▼

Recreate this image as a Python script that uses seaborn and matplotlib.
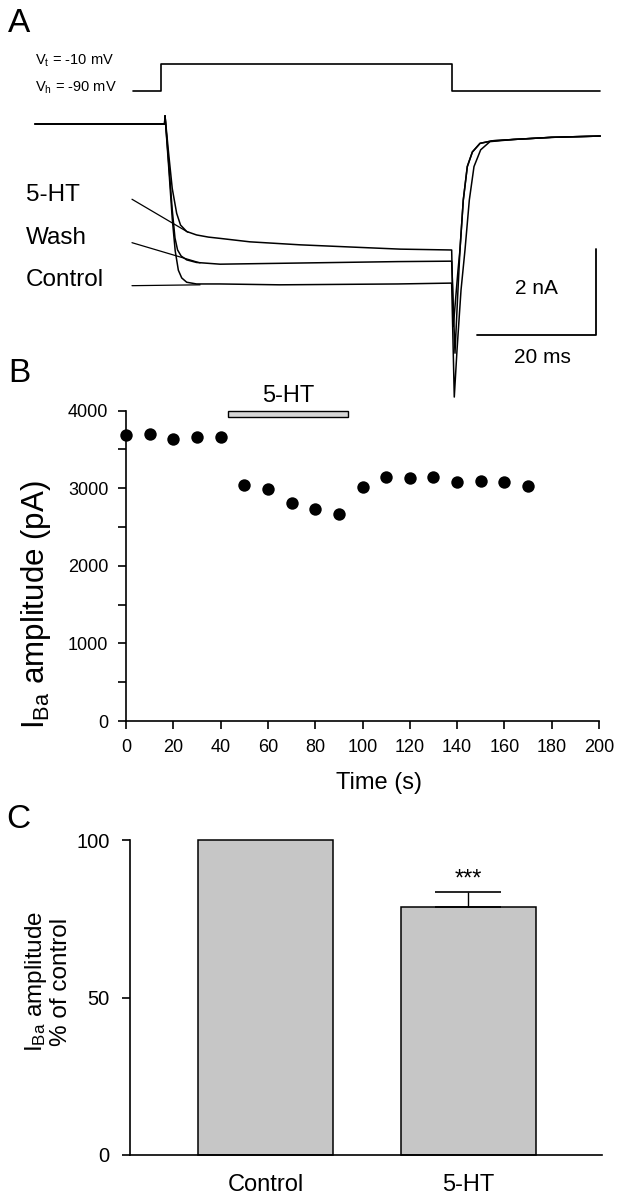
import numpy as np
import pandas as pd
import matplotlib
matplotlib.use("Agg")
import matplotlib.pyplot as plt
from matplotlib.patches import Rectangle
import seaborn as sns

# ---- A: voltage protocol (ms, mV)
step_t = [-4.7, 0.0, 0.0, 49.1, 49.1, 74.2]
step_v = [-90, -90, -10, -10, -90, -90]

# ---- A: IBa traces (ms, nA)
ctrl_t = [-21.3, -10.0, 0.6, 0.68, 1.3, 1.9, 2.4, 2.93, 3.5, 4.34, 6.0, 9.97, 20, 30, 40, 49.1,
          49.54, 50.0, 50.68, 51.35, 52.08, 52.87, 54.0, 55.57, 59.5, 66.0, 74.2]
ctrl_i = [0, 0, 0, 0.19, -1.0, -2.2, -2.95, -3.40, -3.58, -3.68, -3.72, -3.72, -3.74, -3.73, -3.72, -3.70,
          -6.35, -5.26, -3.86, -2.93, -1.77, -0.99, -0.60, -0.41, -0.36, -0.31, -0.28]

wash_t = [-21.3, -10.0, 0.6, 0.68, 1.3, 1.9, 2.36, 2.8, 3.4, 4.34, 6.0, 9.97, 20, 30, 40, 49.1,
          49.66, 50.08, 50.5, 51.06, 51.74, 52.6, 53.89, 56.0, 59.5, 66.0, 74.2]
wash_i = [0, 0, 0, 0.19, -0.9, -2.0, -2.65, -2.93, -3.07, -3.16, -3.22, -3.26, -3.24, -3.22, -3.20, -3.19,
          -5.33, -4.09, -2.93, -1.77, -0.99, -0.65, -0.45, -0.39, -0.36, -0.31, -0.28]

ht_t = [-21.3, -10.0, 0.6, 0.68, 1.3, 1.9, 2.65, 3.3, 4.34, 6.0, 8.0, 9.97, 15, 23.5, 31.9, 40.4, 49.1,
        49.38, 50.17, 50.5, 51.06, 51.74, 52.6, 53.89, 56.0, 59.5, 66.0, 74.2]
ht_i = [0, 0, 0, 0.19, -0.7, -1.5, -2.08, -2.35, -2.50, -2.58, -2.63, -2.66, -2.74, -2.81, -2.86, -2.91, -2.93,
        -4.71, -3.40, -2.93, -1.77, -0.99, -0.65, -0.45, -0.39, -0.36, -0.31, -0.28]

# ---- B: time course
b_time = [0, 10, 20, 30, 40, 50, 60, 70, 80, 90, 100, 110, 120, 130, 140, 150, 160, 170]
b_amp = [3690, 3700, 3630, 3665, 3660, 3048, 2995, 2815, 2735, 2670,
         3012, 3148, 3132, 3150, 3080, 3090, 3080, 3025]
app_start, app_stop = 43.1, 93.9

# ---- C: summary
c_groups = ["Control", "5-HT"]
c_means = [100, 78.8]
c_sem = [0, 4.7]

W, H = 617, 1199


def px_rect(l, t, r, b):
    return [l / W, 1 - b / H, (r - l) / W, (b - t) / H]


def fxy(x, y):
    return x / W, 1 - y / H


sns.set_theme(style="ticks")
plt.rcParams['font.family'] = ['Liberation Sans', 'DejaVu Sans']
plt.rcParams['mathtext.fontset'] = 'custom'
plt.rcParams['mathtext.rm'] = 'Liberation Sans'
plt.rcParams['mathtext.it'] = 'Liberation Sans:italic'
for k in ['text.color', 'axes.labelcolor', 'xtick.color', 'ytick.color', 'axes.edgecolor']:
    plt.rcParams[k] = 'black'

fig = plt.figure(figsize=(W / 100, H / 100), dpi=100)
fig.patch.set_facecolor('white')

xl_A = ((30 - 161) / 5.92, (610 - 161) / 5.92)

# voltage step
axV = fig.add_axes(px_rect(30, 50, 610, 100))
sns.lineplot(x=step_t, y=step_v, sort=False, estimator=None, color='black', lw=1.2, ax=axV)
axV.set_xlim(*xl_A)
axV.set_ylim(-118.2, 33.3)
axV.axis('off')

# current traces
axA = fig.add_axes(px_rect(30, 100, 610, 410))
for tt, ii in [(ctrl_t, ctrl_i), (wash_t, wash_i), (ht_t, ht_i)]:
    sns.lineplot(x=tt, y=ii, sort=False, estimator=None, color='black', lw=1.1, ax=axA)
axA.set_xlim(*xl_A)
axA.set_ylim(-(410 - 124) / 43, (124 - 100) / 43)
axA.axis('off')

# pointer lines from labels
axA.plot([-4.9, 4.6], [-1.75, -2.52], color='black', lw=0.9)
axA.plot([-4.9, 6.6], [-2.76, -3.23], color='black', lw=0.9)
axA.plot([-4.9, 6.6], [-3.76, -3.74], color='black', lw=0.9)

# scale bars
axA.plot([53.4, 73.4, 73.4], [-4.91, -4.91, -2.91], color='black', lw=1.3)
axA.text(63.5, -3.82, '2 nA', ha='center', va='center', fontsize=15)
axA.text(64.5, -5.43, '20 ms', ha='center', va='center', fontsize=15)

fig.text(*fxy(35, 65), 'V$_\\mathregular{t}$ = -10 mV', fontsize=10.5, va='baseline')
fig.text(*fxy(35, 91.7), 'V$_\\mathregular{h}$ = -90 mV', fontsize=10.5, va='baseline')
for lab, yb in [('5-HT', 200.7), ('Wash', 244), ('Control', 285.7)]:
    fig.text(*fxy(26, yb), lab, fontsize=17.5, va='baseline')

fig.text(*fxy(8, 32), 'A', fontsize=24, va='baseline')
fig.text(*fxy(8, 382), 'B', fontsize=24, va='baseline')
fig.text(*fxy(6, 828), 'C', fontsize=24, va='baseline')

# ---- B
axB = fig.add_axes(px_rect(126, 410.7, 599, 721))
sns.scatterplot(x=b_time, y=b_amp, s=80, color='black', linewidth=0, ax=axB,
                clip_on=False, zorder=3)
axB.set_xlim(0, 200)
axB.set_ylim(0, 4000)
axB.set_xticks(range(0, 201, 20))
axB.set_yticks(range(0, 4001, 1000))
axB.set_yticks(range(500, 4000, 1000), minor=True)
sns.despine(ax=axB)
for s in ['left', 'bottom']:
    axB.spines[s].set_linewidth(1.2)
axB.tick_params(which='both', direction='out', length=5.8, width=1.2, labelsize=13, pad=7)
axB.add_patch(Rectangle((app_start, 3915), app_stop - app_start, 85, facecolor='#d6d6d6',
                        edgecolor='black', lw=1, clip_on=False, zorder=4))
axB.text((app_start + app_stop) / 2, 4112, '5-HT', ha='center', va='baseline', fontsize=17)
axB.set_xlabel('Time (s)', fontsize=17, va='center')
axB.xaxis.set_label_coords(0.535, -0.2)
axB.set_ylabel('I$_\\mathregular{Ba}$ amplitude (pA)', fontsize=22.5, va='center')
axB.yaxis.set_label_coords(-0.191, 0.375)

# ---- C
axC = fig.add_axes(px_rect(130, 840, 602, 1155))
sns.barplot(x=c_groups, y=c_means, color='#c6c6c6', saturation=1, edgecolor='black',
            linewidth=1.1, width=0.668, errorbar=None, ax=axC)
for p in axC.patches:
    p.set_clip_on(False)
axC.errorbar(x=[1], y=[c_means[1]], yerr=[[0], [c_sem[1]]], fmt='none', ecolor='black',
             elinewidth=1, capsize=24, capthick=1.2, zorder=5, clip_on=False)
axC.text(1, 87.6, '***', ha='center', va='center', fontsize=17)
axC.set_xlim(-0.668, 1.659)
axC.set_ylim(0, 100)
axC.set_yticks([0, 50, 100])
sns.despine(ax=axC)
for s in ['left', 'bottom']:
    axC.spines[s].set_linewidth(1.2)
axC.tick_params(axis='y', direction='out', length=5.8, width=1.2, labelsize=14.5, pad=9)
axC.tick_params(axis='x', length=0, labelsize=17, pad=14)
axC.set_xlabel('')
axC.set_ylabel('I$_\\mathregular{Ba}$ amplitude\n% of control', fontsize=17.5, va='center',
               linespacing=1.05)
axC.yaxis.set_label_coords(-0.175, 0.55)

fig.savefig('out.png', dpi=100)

▲

* _GOAL_: Copy exactly the lines running from the beginning of the listing through the line that has "step_v = [-90, -90, -10, -10, -90, -90]". Drop the pictures.

* _EXERCISE RESPONSE_:
Recreate this image as a Python script that uses seaborn and matplotlib.
import numpy as np
import pandas as pd
import matplotlib
matplotlib.use("Agg")
import matplotlib.pyplot as plt
from matplotlib.patches import Rectangle
import seaborn as sns

# ---- A: voltage protocol (ms, mV)
step_t = [-4.7, 0.0, 0.0, 49.1, 49.1, 74.2]
step_v = [-90, -90, -10, -10, -90, -90]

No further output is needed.